**Dataset excerpt**
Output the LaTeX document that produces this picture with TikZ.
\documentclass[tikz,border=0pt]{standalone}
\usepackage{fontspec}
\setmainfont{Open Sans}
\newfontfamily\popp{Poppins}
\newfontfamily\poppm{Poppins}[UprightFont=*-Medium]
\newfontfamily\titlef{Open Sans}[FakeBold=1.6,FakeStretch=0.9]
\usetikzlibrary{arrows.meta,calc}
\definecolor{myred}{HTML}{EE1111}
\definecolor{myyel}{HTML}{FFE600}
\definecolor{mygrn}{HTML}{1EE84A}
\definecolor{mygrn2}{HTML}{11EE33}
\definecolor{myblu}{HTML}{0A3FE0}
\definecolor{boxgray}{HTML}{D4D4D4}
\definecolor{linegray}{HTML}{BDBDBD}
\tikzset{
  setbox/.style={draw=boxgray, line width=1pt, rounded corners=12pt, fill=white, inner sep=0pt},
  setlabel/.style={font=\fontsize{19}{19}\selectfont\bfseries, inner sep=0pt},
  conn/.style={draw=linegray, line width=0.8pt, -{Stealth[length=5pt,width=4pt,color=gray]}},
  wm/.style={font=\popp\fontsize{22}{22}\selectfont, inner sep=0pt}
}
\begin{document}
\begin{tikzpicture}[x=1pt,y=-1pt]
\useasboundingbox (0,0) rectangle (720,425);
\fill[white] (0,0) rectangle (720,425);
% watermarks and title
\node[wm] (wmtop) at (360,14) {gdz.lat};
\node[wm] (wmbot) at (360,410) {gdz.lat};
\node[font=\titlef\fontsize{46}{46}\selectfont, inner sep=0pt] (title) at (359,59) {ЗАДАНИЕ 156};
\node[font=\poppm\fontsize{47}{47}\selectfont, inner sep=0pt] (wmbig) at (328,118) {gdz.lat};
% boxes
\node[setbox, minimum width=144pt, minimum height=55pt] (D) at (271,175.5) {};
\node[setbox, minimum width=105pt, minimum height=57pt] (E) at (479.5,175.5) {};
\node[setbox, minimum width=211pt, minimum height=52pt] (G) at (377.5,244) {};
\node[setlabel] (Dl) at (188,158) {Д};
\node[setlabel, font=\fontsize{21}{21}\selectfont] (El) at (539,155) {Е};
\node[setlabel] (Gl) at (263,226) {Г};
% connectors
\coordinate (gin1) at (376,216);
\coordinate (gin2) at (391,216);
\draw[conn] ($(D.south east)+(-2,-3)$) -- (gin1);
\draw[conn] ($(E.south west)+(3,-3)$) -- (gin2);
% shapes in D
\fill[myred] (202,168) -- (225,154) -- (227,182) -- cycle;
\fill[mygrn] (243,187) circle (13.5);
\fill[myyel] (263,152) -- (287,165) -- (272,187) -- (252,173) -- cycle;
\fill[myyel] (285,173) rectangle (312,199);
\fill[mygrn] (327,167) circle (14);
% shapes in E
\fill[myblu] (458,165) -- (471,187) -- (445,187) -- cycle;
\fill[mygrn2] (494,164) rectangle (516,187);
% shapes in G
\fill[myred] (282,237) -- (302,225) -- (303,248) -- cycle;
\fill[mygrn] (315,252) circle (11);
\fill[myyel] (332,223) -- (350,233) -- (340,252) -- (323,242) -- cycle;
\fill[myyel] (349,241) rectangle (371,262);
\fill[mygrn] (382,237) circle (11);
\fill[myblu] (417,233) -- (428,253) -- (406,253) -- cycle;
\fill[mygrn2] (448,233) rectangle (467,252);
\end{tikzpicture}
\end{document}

**What is needed**
Reproduce the material above exactly; please quote every line of it.

**Answer to the exercise**
Output the LaTeX document that produces this picture with TikZ.
\documentclass[tikz,border=0pt]{standalone}
\usepackage{fontspec}
\setmainfont{Open Sans}
\newfontfamily\popp{Poppins}
\newfontfamily\poppm{Poppins}[UprightFont=*-Medium]
\newfontfamily\titlef{Open Sans}[FakeBold=1.6,FakeStretch=0.9]
\usetikzlibrary{arrows.meta,calc}
\definecolor{myred}{HTML}{EE1111}
\definecolor{myyel}{HTML}{FFE600}
\definecolor{mygrn}{HTML}{1EE84A}
\definecolor{mygrn2}{HTML}{11EE33}
\definecolor{myblu}{HTML}{0A3FE0}
\definecolor{boxgray}{HTML}{D4D4D4}
\definecolor{linegray}{HTML}{BDBDBD}
\tikzset{
  setbox/.style={draw=boxgray, line width=1pt, rounded corners=12pt, fill=white, inner sep=0pt},
  setlabel/.style={font=\fontsize{19}{19}\selectfont\bfseries, inner sep=0pt},
  conn/.style={draw=linegray, line width=0.8pt, -{Stealth[length=5pt,width=4pt,color=gray]}},
  wm/.style={font=\popp\fontsize{22}{22}\selectfont, inner sep=0pt}
}
\begin{document}
\begin{tikzpicture}[x=1pt,y=-1pt]
\useasboundingbox (0,0) rectangle (720,425);
\fill[white] (0,0) rectangle (720,425);
% watermarks and title
\node[wm] (wmtop) at (360,14) {gdz.lat};
\node[wm] (wmbot) at (360,410) {gdz.lat};
\node[font=\titlef\fontsize{46}{46}\selectfont, inner sep=0pt] (title) at (359,59) {ЗАДАНИЕ 156};
\node[font=\poppm\fontsize{47}{47}\selectfont, inner sep=0pt] (wmbig) at (328,118) {gdz.lat};
% boxes
\node[setbox, minimum width=144pt, minimum height=55pt] (D) at (271,175.5) {};
\node[setbox, minimum width=105pt, minimum height=57pt] (E) at (479.5,175.5) {};
\node[setbox, minimum width=211pt, minimum height=52pt] (G) at (377.5,244) {};
\node[setlabel] (Dl) at (188,158) {Д};
\node[setlabel, font=\fontsize{21}{21}\selectfont] (El) at (539,155) {Е};
\node[setlabel] (Gl) at (263,226) {Г};
% connectors
\coordinate (gin1) at (376,216);
\coordinate (gin2) at (391,216);
\draw[conn] ($(D.south east)+(-2,-3)$) -- (gin1);
\draw[conn] ($(E.south west)+(3,-3)$) -- (gin2);
% shapes in D
\fill[myred] (202,168) -- (225,154) -- (227,182) -- cycle;
\fill[mygrn] (243,187) circle (13.5);
\fill[myyel] (263,152) -- (287,165) -- (272,187) -- (252,173) -- cycle;
\fill[myyel] (285,173) rectangle (312,199);
\fill[mygrn] (327,167) circle (14);
% shapes in E
\fill[myblu] (458,165) -- (471,187) -- (445,187) -- cycle;
\fill[mygrn2] (494,164) rectangle (516,187);
% shapes in G
\fill[myred] (282,237) -- (302,225) -- (303,248) -- cycle;
\fill[mygrn] (315,252) circle (11);
\fill[myyel] (332,223) -- (350,233) -- (340,252) -- (323,242) -- cycle;
\fill[myyel] (349,241) rectangle (371,262);
\fill[mygrn] (382,237) circle (11);
\fill[myblu] (417,233) -- (428,253) -- (406,253) -- cycle;
\fill[mygrn2] (448,233) rectangle (467,252);
\end{tikzpicture}
\end{document}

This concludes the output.